4. Moving towards implementing OECD’s base erosion and profit shifting (BEPS) mandate
The budget will introduce provisions to implement country-by-country reporting as per the BEPS mandate. These will require multinational firms to make detailed disclosures about the operations of the parent as well as subsidiaries.
5. Laying to rest the minimum alternate tax (MAT) controversy
The government has assured investors that it will bring in necessary amendments to ensure that foreign investors with no permanent establishment in India will not be required to pay MAT in India. The government will bring in the necessary amendments to tax laws, but wording of the amendment could be crucial to settling the matter.
6. Making masala bonds attractive
The government has promised to announce more tax benefits for making rupee issuances by Indian companies more attractive for foreign investors. These include a lower withholding tax of 5% on interest income accruing to non-resident investors of these bonds as well as exemption from capital gains tax on gains accruing from a possible appreciation of the rupee between the date of issue and redemption against the foreign currency in which the investment is made.

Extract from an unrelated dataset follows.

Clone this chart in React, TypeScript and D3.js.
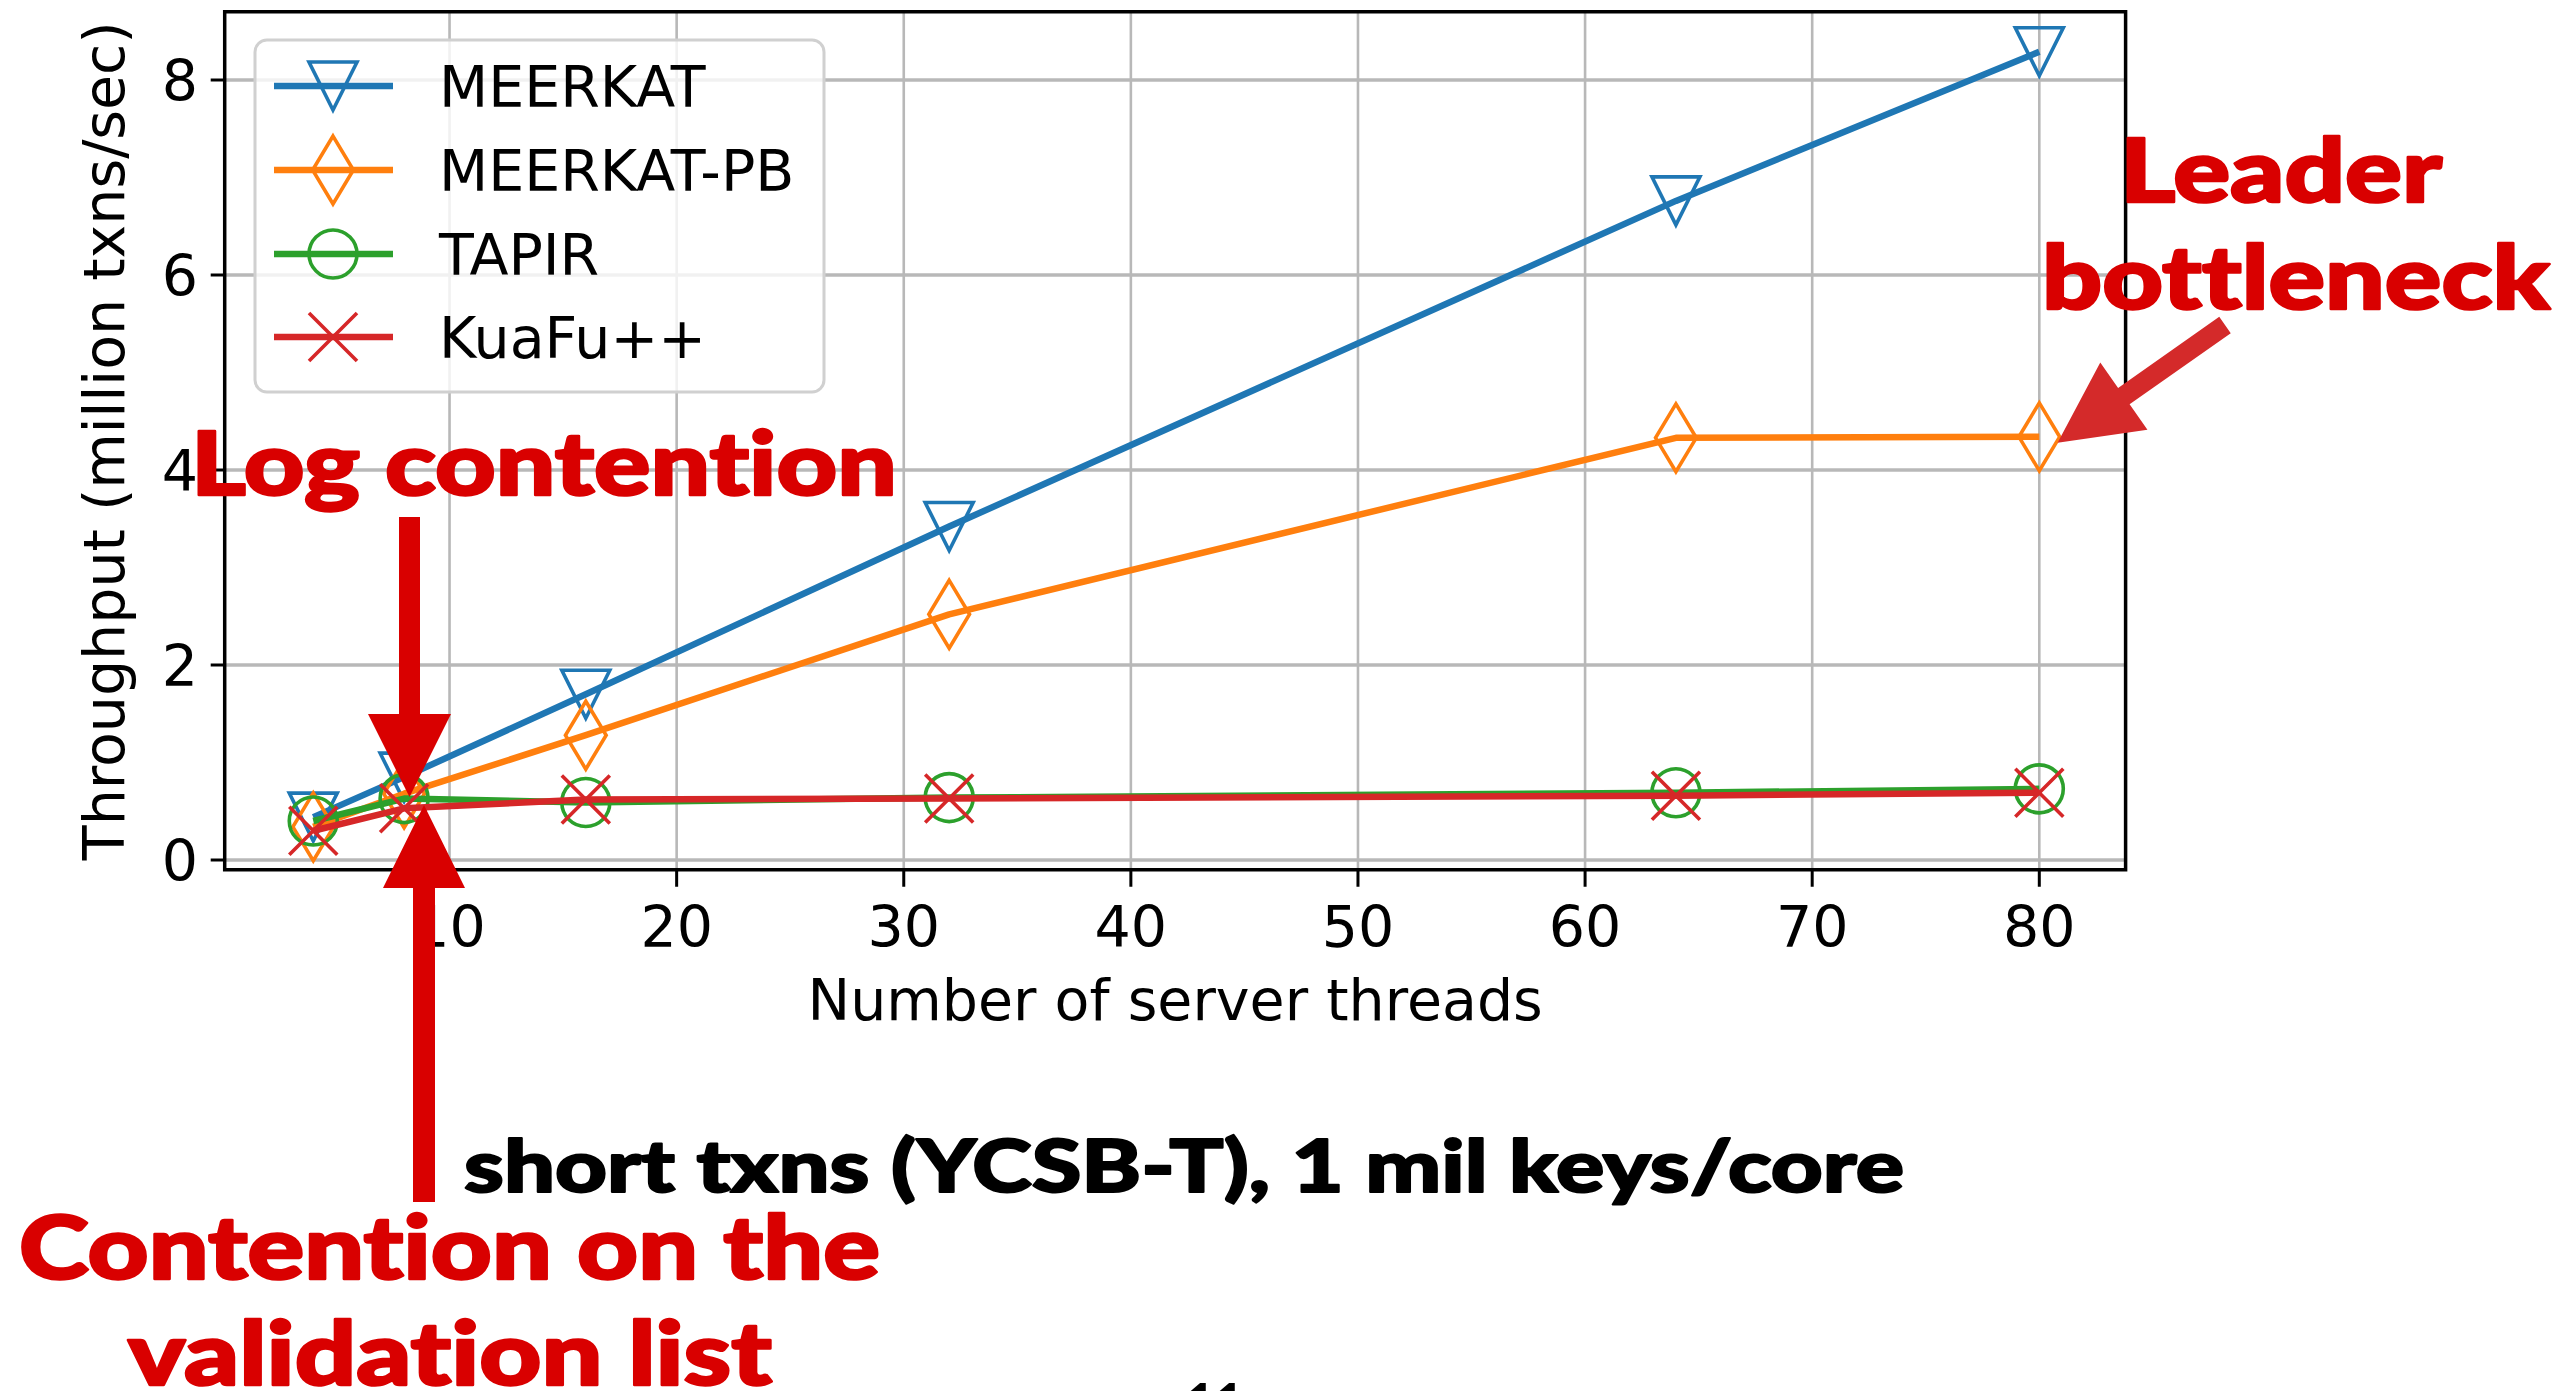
import React from "react";
import * as d3 from "d3";

const threads = [4, 8, 16, 32, 64, 80];
const meerkat = [0.44, 0.85, 1.7, 3.42, 6.76, 8.29];
const meerkatPb = [0.34, 0.68, 1.28, 2.52, 4.33, 4.34];
const tapir = [0.4, 0.63, 0.59, 0.64, 0.69, 0.73];
const kuafu = [0.3, 0.53, 0.62, 0.63, 0.66, 0.69];

const seriesNames = ["MEERKAT", "MEERKAT-PB", "TAPIR", "KuaFu++"];
const seriesColors = ["#1f77b4", "#ff7f0e", "#2ca02c", "#d62728"];
const seriesMarkers = ["triDown", "thinDiamond", "circle", "x"];
const seriesValues = [meerkat, meerkatPb, tapir, kuafu];

const xTicks = [10, 20, 30, 40, 50, 60, 70, 80];
const yTicks = [0, 2, 4, 6, 8];

const W = 2564;
const H = 1391;
const FONT = "'DejaVu Sans', sans-serif";
const BOLD = "Lato, 'Open Sans', sans-serif";
const RED = "#d90000";

const x = d3.scaleLinear().domain([0.1, 83.8]).range([224.7, 2125.6]);
const y = d3.scaleLinear().domain([-0.1, 8.7]).range([869.75, 11.75]);

const MS = 48;

function Marker({ kind, cx, cy, color }) {
  const h = MS / 2;
  const common = { fill: "none", stroke: color, strokeWidth: 3.6 };
  if (kind === "triDown")
    return <path {...common} d={`M${cx - h},${cy - h}L${cx + h},${cy - h}L${cx},${cy + h}Z`} />;
  if (kind === "thinDiamond") {
    const dh = MS * 0.7071;
    const dw = dh * 0.6;
    return <path {...common} d={`M${cx},${cy - dh}L${cx + dw},${cy}L${cx},${cy + dh}L${cx - dw},${cy}Z`} />;
  }
  if (kind === "circle") return <circle {...common} cx={cx} cy={cy} r={h} />;
  return (
    <path {...common} d={`M${cx - h},${cy - h}L${cx + h},${cy + h}M${cx - h},${cy + h}L${cx + h},${cy - h}`} />
  );
}

// block arrow polygon from tail to tip
function arrowPoints(tail, tip, shaftW, headLen, headW) {
  const dx = tip[0] - tail[0];
  const dy = tip[1] - tail[1];
  const len = Math.hypot(dx, dy);
  const ux = dx / len, uy = dy / len;
  const px = -uy, py = ux;
  const bx = tip[0] - ux * headLen, by = tip[1] - uy * headLen;
  const pts = [
    [tail[0] + px * shaftW / 2, tail[1] + py * shaftW / 2],
    [bx + px * shaftW / 2, by + py * shaftW / 2],
    [bx + px * headW / 2, by + py * headW / 2],
    tip,
    [bx - px * headW / 2, by - py * headW / 2],
    [bx - px * shaftW / 2, by - py * shaftW / 2],
    [tail[0] - px * shaftW / 2, tail[1] - py * shaftW / 2],
  ];
  return pts.map((p) => p.join(",")).join(" ");
}

export default function App() {
  const line = d3
    .line<number>()
    .x((d, i) => x(threads[i]))
    .y((d) => y(d));

  const left = x.range()[0];
  const right = x.range()[1];
  const top = y.range()[1];
  const bottom = y.range()[0];

  const legendRows = [86, 170, 254, 337];
  const boldStyle = { fontVariantLigatures: "none", fontFeatureSettings: "'liga' 0" };

  return (
    <svg
      width={W}
      height={H}
      style={{ position: "absolute", left: 0, top: 0, background: "#fff" }}
      fontFamily={FONT}
    >
      <rect width={W} height={H} fill="#fff" />

      {/* grid */}
      {xTicks.map((t) => (
        <line key={"gx" + t} x1={x(t)} x2={x(t)} y1={top} y2={bottom} stroke="#b8b8b8" strokeWidth={2.6} />
      ))}
      {yTicks.map((t) => (
        <line key={"gy" + t} x1={left} x2={right} y1={y(t)} y2={y(t)} stroke="#b8b8b8" strokeWidth={3.4} />
      ))}

      {/* series */}
      {seriesValues.map((vals, si) => (
        <g key={seriesNames[si]}>
          <path d={line(vals)} fill="none" stroke={seriesColors[si]} strokeWidth={6.5} strokeLinejoin="round" />
          {vals.map((v, i) => (
            <Marker key={i} kind={seriesMarkers[si]} cx={x(threads[i])} cy={y(v)} color={seriesColors[si]} />
          ))}
        </g>
      ))}

      {/* frame */}
      <rect x={left} y={top} width={right - left} height={bottom - top} fill="none" stroke="#000" strokeWidth={3.5} />

      {/* ticks */}
      {xTicks.map((t) => (
        <g key={"tx" + t}>
          <line x1={x(t)} x2={x(t)} y1={bottom} y2={bottom + 17} stroke="#000" strokeWidth={3} />
          <text x={x(t)} y={947} textAnchor="middle" fontSize={57}>
            {t}
          </text>
        </g>
      ))}
      {yTicks.map((t) => (
        <g key={"ty" + t}>
          <line x1={left - 14} x2={left} y1={y(t)} y2={y(t)} stroke="#000" strokeWidth={3} />
          <text x={198} y={y(t) + 21} textAnchor="end" fontSize={57}>
            {t}
          </text>
        </g>
      ))}

      <text x={(left + right) / 2} y={1020} textAnchor="middle" fontSize={57}>
        Number of server threads
      </text>
      <text transform={`translate(124,${(top + bottom) / 2}) rotate(-90)`} textAnchor="middle" fontSize={57}>
        Throughput (million txns/sec)
      </text>

      {/* legend */}
      <rect x={255} y={40} width={569} height={352} rx={12} fill="#fff" fillOpacity={0.8} stroke="#d0d0d0" strokeWidth={3} />
      {seriesNames.map((name, si) => (
        <g key={"lg" + name}>
          <line x1={274} x2={393} y1={legendRows[si]} y2={legendRows[si]} stroke={seriesColors[si]} strokeWidth={6.5} />
          <Marker kind={seriesMarkers[si]} cx={333} cy={legendRows[si]} color={seriesColors[si]} />
          <text x={439} y={legendRows[si] + 21} fontSize={57}>
            {name}
          </text>
        </g>
      ))}

      {/* annotations */}
      <g fontFamily={BOLD} fontWeight={900} style={boldStyle} strokeLinejoin="round">
        <text x={191} y={495} fontSize={88} fill={RED} stroke={RED} strokeWidth={2.5} textLength={706} lengthAdjust="spacingAndGlyphs">
          Log contention
        </text>
        <text x={2120} y={202} fontSize={88} fill={RED} stroke={RED} strokeWidth={2.5} textLength={322} lengthAdjust="spacingAndGlyphs">
          Leader
        </text>
        <text x={2042} y={309} fontSize={88} fill={RED} stroke={RED} strokeWidth={2.5} textLength={508} lengthAdjust="spacingAndGlyphs">
          bottleneck
        </text>
        <text x={464} y={1192} fontSize={72} fill="#000" stroke="#000" strokeWidth={2} textLength={1440} lengthAdjust="spacingAndGlyphs">
          short txns (YCSB-T), 1 mil keys/core
        </text>
        <text x={19} y={1279} fontSize={88} fill={RED} stroke={RED} strokeWidth={2.5} textLength={861} lengthAdjust="spacingAndGlyphs">
          Contention on the
        </text>
        <text x={128} y={1385} fontSize={88} fill={RED} stroke={RED} strokeWidth={2.5} textLength={644} lengthAdjust="spacingAndGlyphs">
          validation list
        </text>
        <text x={1215} y={1419} fontSize={50} fill="#000" textAnchor="middle">
          11
        </text>
      </g>

      <polygon points={arrowPoints([409.5, 517], [409.5, 797], 21, 83, 83)} fill={RED} />
      <polygon points={arrowPoints([424, 1202], [424, 805], 22, 83, 82)} fill={RED} />
      <polygon points={arrowPoints([2225, 325], [2057.6, 442.7], 20, 81, 82)} fill="#d42a2a" />
    </svg>
  );
}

7. Incentivizing offshore fund managers to move to India
Though the previous budget announced a number of steps to attract such offshore fund managers to move to India, some of the pre-conditions were viewed to be very strict by investors. It is likely that the government may relax some of these criteria.
8. Convergence towards goods and services tax (GST)
The government is expected to announce a number of steps to aid in the transition of the indirect tax regime towards GST. This includes possibly increasing the service tax rate, bringing down the excise exemptions list to less than 100 from more than 300 at present and reducing the size of the so-called negative list of service tax.